The Business Planning Process:
Creating your new business plan involves a detailed process with a number of stages, some of which can overlap. Whether you are writing your plan from scratch or from a template, or working with an experienced business plan writer or consultant, you will find the following five steps through the process.
Research into the industry, customers, competitors, and costs of the business begins the process. A variety of resources can be used for research, ranging from databases and articles to direct interviews with other entrepreneurs or potential customers. Research should be documented and organized carefully with the information gathered and the source as there is a need to cite sources within the plan.
Next, the information from the research should inform the strategy you choose for your business. Revisit the strategy you created even before your research and dig deeper into decisions on appropriate marketing, operations, and hiring for the first five years of the company’s life. Strategy generally pulls from the best practices of the industry, but uses this only as a foundation on which to add very different activities that create a competitive advantage.
All of the activities you choose for your strategy come as some cost and hopefully lead to some revenues. Sketch out the financial situation by looking at whether you can expect revenues to cover all costs and leave room for profit in the long run. Begin to insert your financial assumptions and startup costs into a financial model which can produce a first year cash flow statement for you, giving you the best sense of the cash you will need on hand to fund your early operations.
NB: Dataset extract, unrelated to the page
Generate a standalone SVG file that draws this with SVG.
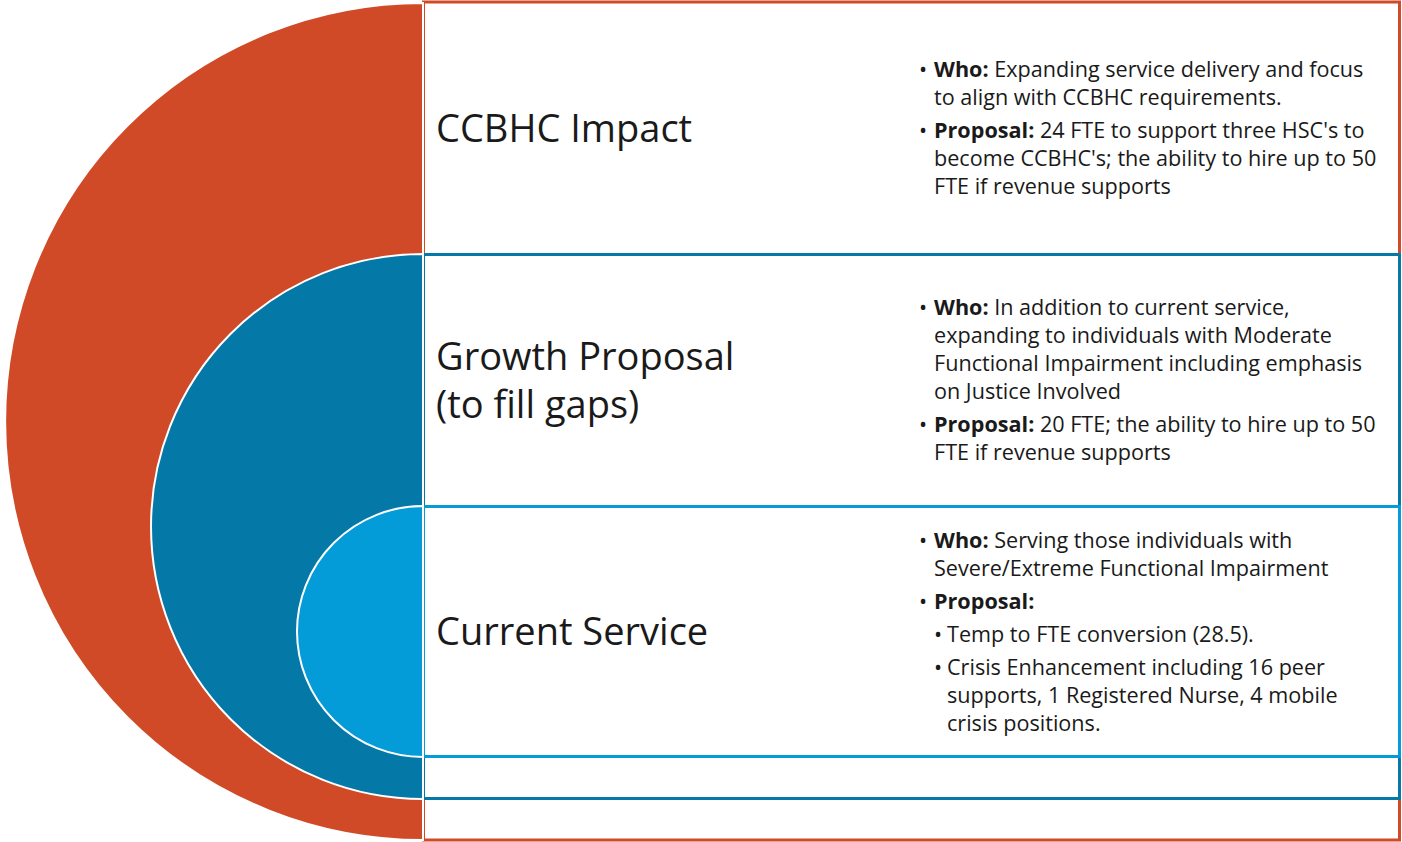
<svg xmlns="http://www.w3.org/2000/svg" width="1402" height="842" viewBox="0 0 1402 842">
<style>
.title{font-family:"Open Sans","Noto Sans",sans-serif;font-size:38px;fill:#1a1a1a}
.body{font-family:"Open Sans","Noto Sans",sans-serif;font-size:21.6px;fill:#1a1a1a}
.b{font-weight:bold}
</style>
<rect width="1402" height="842" fill="#ffffff"/>
<g id="ccbhc">
<rect x="423.5" y="2" width="976" height="838" fill="#ffffff" stroke="#D14A27" stroke-width="3"/>
<path d="M423 3 A418 418.5 0 0 0 423 840 Z" fill="#D14A27" stroke="#ffffff" stroke-width="2"/>
<text class="title" x="436" y="142">CCBHC Impact</text>
<text class="body" x="919" y="77">•</text>
<text class="body" x="934" y="77"><tspan class="b">Who:</tspan> Expanding service delivery and focus</text>
<text class="body" x="934" y="105">to align with CCBHC requirements.</text>
<text class="body" x="919" y="138">•</text>
<text class="body" x="934" y="138"><tspan class="b">Proposal:</tspan> 24 FTE to support three HSC's to</text>
<text class="body" x="934" y="166">become CCBHC's; the ability to hire up to 50</text>
<text class="body" x="934" y="194">FTE if revenue supports</text>
</g>
<g id="growth">
<rect x="423.5" y="254.5" width="976" height="544" fill="#ffffff" stroke="#0479A8" stroke-width="3"/>
<path d="M423 254 A272 272.5 0 0 0 423 799 Z" fill="#0479A8" stroke="#ffffff" stroke-width="2"/>
<text class="title" x="436" y="370">Growth Proposal</text>
<text class="title" x="436" y="418">(to fill gaps)</text>
<text class="body" x="919" y="315">•</text>
<text class="body" x="934" y="315"><tspan class="b">Who:</tspan> In addition to current service,</text>
<text class="body" x="934" y="343">expanding to individuals with Moderate</text>
<text class="body" x="934" y="371">Functional Impairment including emphasis</text>
<text class="body" x="934" y="399">on Justice Involved</text>
<text class="body" x="919" y="432">•</text>
<text class="body" x="934" y="432"><tspan class="b">Proposal:</tspan> 20 FTE; the ability to hire up to 50</text>
<text class="body" x="934" y="460">FTE if revenue supports</text>
</g>
<g id="current">
<rect x="423.5" y="506.5" width="976" height="250" fill="#ffffff" stroke="#049CD8" stroke-width="3"/>
<path d="M423 506 A126 125.5 0 0 0 423 757 Z" fill="#049CD8" stroke="#ffffff" stroke-width="2"/>
<text class="title" x="436" y="645">Current Service</text>
<text class="body" x="919" y="548">•</text>
<text class="body" x="934" y="548"><tspan class="b">Who:</tspan> Serving those individuals with</text>
<text class="body" x="934" y="576">Severe/Extreme Functional Impairment</text>
<text class="body" x="919" y="609">•</text>
<text class="body b" x="934" y="609">Proposal:</text>
<text class="body" x="934" y="642">•</text>
<text class="body" x="947" y="642">Temp to FTE conversion (28.5).</text>
<text class="body" x="934" y="675">•</text>
<text class="body" x="947" y="675">Crisis Enhancement including 16 peer</text>
<text class="body" x="947" y="703">supports, 1 Registered Nurse, 4 mobile</text>
<text class="body" x="947" y="731">crisis positions.</text>
</g>
<g id="connectors"></g>
</svg>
With financials more or less settled and a strategy decided, it is time to draft through the narrative of the plan’s many sections. With the background work you have completed, the drafting itself should be a relatively painless process. If you have trouble creating convincing prose, this is a time to seek the help of a business plan writer who can put together the plan from this point.
Revise and Proofread
Revisit the entire plan to look for any ideas or wording that is confusing, redundant, or irrelevant to the points you are making within the plan. Finally, proofread thoroughly for spelling, grammar, and formatting, enlisting the help of others to act as additional sets of eyes. You may begin to experience burnout from working on the plan for so long and have a need to set it aside for a bit to look at it again with fresh eyes.